After 13 years from its first appearance, Francesca Billiani’s seminal work on the role of translation in the building of Italian National Cultures has been translated into English (National Cultures and Foreign Narratives in Italy, 1903–1943, translated by Georgia Wall, Palgrave Macmillan 2020, original title: Culture nazionali e narrazioni straniere. Italia, 1903-1943, Le Lettere, Firenze 2020). We have asked the translator and the author to present this new enterprise.

 

Translating National Cultures and Foreign Narratives was daunting and liberating in equal measure. Daunting in that while I imagine translating a text recognized as seminal always brings with it a weighty sense of responsibility, this is surely especially true when the text in question deals so thoroughly with the processes and impact of translations! Among the wealth of archival material featured in the text is a letter (chapter 6) in which Cesare Pavese tells translator Luigi Berti, ‘your text strays, especially in passages where the stylistic value is key […] why abolish those meticulously dropped adjectives and adverbs’; going through my translation, this critique was at the forefront of my mind! My text certainly strays in form on occasion, but what struck me about the original were the subtle shifts in Francesca Billiani’s authorial tone – from a more detached, scrupulous analysis to the enthusiastic observation of incidental events, interspersed with playful irony – and my choices represent an attempt to recreate an element of this in English.

I earn my daily bread primarily by providing advice for academics who have been asked to review their written English. Quite often, this means grappling with stubbornly poetic turns of phrase and structures and forcing them into a standard format (‘this is what I’m going to say, this is why it’s valuable, this is what I’ve said, and just in case you missed it, here’s why it’s valuable again), one deemed to be appropriate for an anglophone academic audience. In this sense, translating National Cultures and Foreign Narratives was liberating, in that helping transport a fully-fledged Italian book into English – that is, a book born within a different set of writing conventions – meant engaging with diverse structures and styles rather than supressing them.

In a recent talk to mark International Translation Day, ‘Who is This Mythical English Reader?’, translator Gitanjali Patel suggested that the ‘English reader’ is best understood not as a person or a community, but as ‘a system or a structure that shapes the way the industry runs’. She was commenting in relation to literary translation in publishing, but it seems to me that this statement is particularly applicable to contemporary academic writing in English, where the current emphasis on making evident the value of a given contribution has shaped – and continues to shape – the form of academic contributions.
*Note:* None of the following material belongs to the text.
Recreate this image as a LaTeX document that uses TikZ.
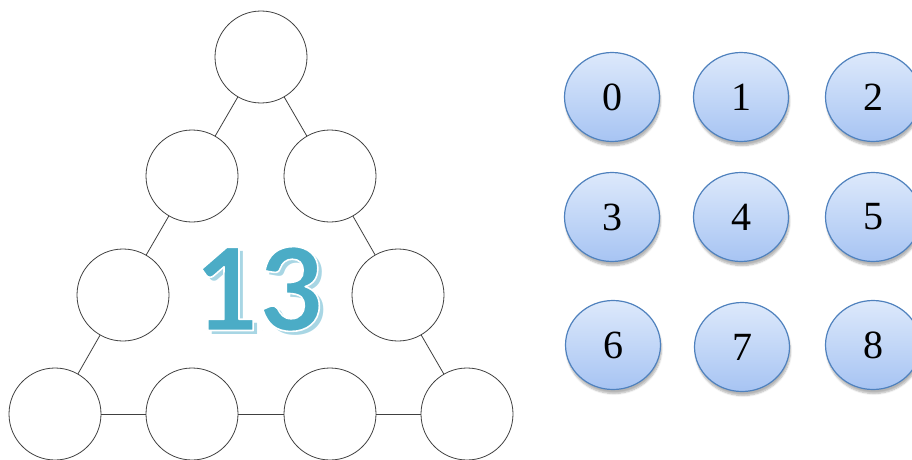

So although Palgrave’s word limit for the translation meant the original text had to be cut significantly, these edits were undertaken with a view to preserve the analysis and the compelling details of the original, right down to the last footnote. (As a reader and as a translator, I was intrigued by a footnote commenting on the exchange between Ginzburg and Einaudi during Ginzburg’s period of internal exile: the image of Leone Ginzburg in a bleak Abruzzo, cramming his thoughts onto a postcard to Einaudi, begs further attention!) So yes, there are details which may not be of immediate explicit value to the central arguments of the book, but they are key in offering a broader panorama and more precise insight into the contexts in question. They also present the reader with a vast range of productive future research pathways…

Georgia Wall

 

When I asked Georgia to discuss her work as the translator of this book I wanted to make the translating process visible and give it the credit it deserves within the academic community. When I read the blog Georgia sent me I was almost surprised that, what was obvious to me, was also clear to the person who translated the book. And, yes, liberating is the right adjective: academic writing is more now than before hostage of rules which, if too rigorously followed, can only take freedom away from the reader, a reader who in my and everyone writerly mind should always remain an astute and knowledgeable interlocutor.